### WHAT IS BEING ASKED
Extract each line of the material that follows exactly and omit its pictures.

### GIVEN MATERIAL
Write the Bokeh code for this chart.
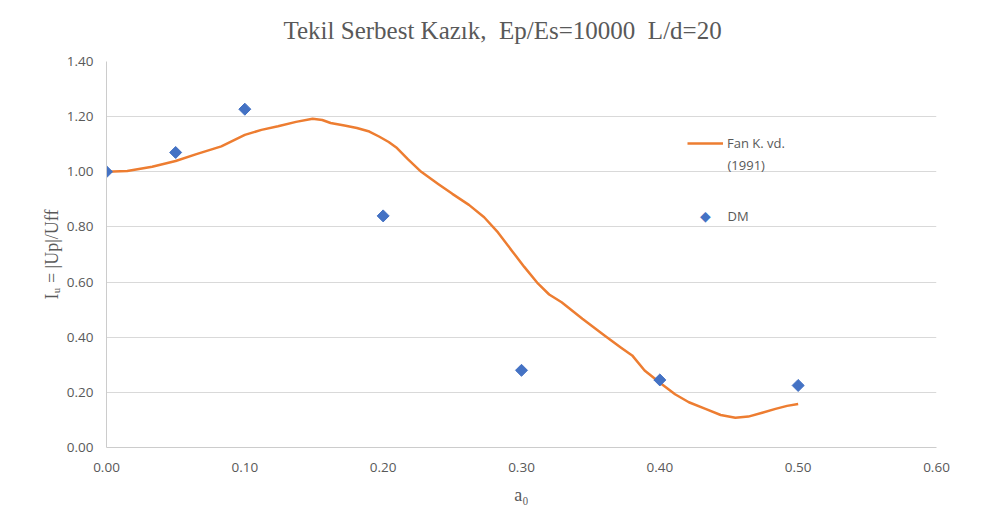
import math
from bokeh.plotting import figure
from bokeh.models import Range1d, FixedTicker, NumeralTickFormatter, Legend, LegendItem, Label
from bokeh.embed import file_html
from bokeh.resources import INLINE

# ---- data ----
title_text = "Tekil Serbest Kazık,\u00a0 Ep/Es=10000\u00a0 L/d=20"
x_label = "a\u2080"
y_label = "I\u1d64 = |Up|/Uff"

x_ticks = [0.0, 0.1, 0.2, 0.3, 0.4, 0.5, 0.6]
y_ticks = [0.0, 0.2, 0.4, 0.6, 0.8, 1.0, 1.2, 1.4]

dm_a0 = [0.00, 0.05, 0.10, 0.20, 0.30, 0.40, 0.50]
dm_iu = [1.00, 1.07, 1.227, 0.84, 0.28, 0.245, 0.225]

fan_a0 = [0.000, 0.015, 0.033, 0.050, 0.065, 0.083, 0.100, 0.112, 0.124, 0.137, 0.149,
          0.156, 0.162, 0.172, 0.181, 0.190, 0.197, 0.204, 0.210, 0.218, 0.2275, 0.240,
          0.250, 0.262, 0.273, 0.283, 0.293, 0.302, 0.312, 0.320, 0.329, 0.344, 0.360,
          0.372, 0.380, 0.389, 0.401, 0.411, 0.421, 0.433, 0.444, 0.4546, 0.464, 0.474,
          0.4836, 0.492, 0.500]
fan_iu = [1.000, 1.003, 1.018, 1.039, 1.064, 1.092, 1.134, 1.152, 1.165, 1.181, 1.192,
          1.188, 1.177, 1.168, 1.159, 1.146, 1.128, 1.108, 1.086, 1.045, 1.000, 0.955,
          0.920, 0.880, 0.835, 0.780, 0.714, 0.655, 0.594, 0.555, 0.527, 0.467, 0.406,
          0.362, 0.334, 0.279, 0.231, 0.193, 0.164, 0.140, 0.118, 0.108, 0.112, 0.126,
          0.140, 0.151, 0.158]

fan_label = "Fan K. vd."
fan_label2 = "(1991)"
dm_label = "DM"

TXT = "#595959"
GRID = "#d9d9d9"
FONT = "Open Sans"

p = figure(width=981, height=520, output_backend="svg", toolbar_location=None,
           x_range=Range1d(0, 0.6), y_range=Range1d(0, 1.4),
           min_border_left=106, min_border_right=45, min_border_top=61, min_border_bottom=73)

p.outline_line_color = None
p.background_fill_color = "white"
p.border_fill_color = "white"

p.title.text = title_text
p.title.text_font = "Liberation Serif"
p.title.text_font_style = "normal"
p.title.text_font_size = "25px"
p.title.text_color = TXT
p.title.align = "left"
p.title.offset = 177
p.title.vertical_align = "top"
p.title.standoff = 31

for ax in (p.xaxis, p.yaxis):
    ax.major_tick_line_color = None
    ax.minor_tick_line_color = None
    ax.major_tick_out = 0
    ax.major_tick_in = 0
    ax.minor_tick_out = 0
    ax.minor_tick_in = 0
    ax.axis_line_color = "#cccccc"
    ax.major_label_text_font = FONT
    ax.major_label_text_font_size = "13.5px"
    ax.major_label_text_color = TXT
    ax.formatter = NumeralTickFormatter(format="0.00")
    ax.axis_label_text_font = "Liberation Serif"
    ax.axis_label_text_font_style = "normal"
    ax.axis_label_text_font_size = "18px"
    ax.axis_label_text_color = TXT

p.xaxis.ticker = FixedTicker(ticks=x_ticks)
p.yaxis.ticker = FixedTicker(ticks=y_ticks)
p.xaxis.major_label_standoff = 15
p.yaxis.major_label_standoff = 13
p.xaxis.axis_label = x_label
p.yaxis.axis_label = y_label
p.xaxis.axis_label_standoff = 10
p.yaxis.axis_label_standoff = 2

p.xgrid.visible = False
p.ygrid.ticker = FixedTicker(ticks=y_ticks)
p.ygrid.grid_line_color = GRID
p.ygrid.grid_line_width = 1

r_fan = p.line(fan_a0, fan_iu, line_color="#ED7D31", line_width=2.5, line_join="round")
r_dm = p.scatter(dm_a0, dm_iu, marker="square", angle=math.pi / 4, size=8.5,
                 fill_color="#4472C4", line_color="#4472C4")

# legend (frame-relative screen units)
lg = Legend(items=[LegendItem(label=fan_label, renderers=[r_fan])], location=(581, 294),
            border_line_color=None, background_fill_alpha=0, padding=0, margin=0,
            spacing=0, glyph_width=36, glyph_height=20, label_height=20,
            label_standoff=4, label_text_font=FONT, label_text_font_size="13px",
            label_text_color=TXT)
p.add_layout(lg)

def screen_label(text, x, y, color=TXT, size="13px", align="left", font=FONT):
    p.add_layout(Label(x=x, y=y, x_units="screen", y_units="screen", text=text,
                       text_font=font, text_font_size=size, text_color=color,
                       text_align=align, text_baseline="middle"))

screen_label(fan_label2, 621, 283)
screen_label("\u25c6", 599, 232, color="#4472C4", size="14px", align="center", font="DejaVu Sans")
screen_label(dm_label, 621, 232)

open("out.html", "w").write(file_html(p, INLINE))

### COMPLETED TASK
Write the Bokeh code for this chart.
import math
from bokeh.plotting import figure
from bokeh.models import Range1d, FixedTicker, NumeralTickFormatter, Legend, LegendItem, Label
from bokeh.embed import file_html
from bokeh.resources import INLINE

# ---- data ----
title_text = "Tekil Serbest Kazık,\u00a0 Ep/Es=10000\u00a0 L/d=20"
x_label = "a\u2080"
y_label = "I\u1d64 = |Up|/Uff"

x_ticks = [0.0, 0.1, 0.2, 0.3, 0.4, 0.5, 0.6]
y_ticks = [0.0, 0.2, 0.4, 0.6, 0.8, 1.0, 1.2, 1.4]

dm_a0 = [0.00, 0.05, 0.10, 0.20, 0.30, 0.40, 0.50]
dm_iu = [1.00, 1.07, 1.227, 0.84, 0.28, 0.245, 0.225]

fan_a0 = [0.000, 0.015, 0.033, 0.050, 0.065, 0.083, 0.100, 0.112, 0.124, 0.137, 0.149,
          0.156, 0.162, 0.172, 0.181, 0.190, 0.197, 0.204, 0.210, 0.218, 0.2275, 0.240,
          0.250, 0.262, 0.273, 0.283, 0.293, 0.302, 0.312, 0.320, 0.329, 0.344, 0.360,
          0.372, 0.380, 0.389, 0.401, 0.411, 0.421, 0.433, 0.444, 0.4546, 0.464, 0.474,
          0.4836, 0.492, 0.500]
fan_iu = [1.000, 1.003, 1.018, 1.039, 1.064, 1.092, 1.134, 1.152, 1.165, 1.181, 1.192,
          1.188, 1.177, 1.168, 1.159, 1.146, 1.128, 1.108, 1.086, 1.045, 1.000, 0.955,
          0.920, 0.880, 0.835, 0.780, 0.714, 0.655, 0.594, 0.555, 0.527, 0.467, 0.406,
          0.362, 0.334, 0.279, 0.231, 0.193, 0.164, 0.140, 0.118, 0.108, 0.112, 0.126,
          0.140, 0.151, 0.158]

fan_label = "Fan K. vd."
fan_label2 = "(1991)"
dm_label = "DM"

TXT = "#595959"
GRID = "#d9d9d9"
FONT = "Open Sans"

p = figure(width=981, height=520, output_backend="svg", toolbar_location=None,
           x_range=Range1d(0, 0.6), y_range=Range1d(0, 1.4),
           min_border_left=106, min_border_right=45, min_border_top=61, min_border_bottom=73)

p.outline_line_color = None
p.background_fill_color = "white"
p.border_fill_color = "white"

p.title.text = title_text
p.title.text_font = "Liberation Serif"
p.title.text_font_style = "normal"
p.title.text_font_size = "25px"
p.title.text_color = TXT
p.title.align = "left"
p.title.offset = 177
p.title.vertical_align = "top"
p.title.standoff = 31

for ax in (p.xaxis, p.yaxis):
    ax.major_tick_line_color = None
    ax.minor_tick_line_color = None
    ax.major_tick_out = 0
    ax.major_tick_in = 0
    ax.minor_tick_out = 0
    ax.minor_tick_in = 0
    ax.axis_line_color = "#cccccc"
    ax.major_label_text_font = FONT
    ax.major_label_text_font_size = "13.5px"
    ax.major_label_text_color = TXT
    ax.formatter = NumeralTickFormatter(format="0.00")
    ax.axis_label_text_font = "Liberation Serif"
    ax.axis_label_text_font_style = "normal"
    ax.axis_label_text_font_size = "18px"
    ax.axis_label_text_color = TXT

p.xaxis.ticker = FixedTicker(ticks=x_ticks)
p.yaxis.ticker = FixedTicker(ticks=y_ticks)
p.xaxis.major_label_standoff = 15
p.yaxis.major_label_standoff = 13
p.xaxis.axis_label = x_label
p.yaxis.axis_label = y_label
p.xaxis.axis_label_standoff = 10
p.yaxis.axis_label_standoff = 2

p.xgrid.visible = False
p.ygrid.ticker = FixedTicker(ticks=y_ticks)
p.ygrid.grid_line_color = GRID
p.ygrid.grid_line_width = 1

r_fan = p.line(fan_a0, fan_iu, line_color="#ED7D31", line_width=2.5, line_join="round")
r_dm = p.scatter(dm_a0, dm_iu, marker="square", angle=math.pi / 4, size=8.5,
                 fill_color="#4472C4", line_color="#4472C4")

# legend (frame-relative screen units)
lg = Legend(items=[LegendItem(label=fan_label, renderers=[r_fan])], location=(581, 294),
            border_line_color=None, background_fill_alpha=0, padding=0, margin=0,
            spacing=0, glyph_width=36, glyph_height=20, label_height=20,
            label_standoff=4, label_text_font=FONT, label_text_font_size="13px",
            label_text_color=TXT)
p.add_layout(lg)

def screen_label(text, x, y, color=TXT, size="13px", align="left", font=FONT):
    p.add_layout(Label(x=x, y=y, x_units="screen", y_units="screen", text=text,
                       text_font=font, text_font_size=size, text_color=color,
                       text_align=align, text_baseline="middle"))

screen_label(fan_label2, 621, 283)
screen_label("\u25c6", 599, 232, color="#4472C4", size="14px", align="center", font="DejaVu Sans")
screen_label(dm_label, 621, 232)

open("out.html", "w").write(file_html(p, INLINE))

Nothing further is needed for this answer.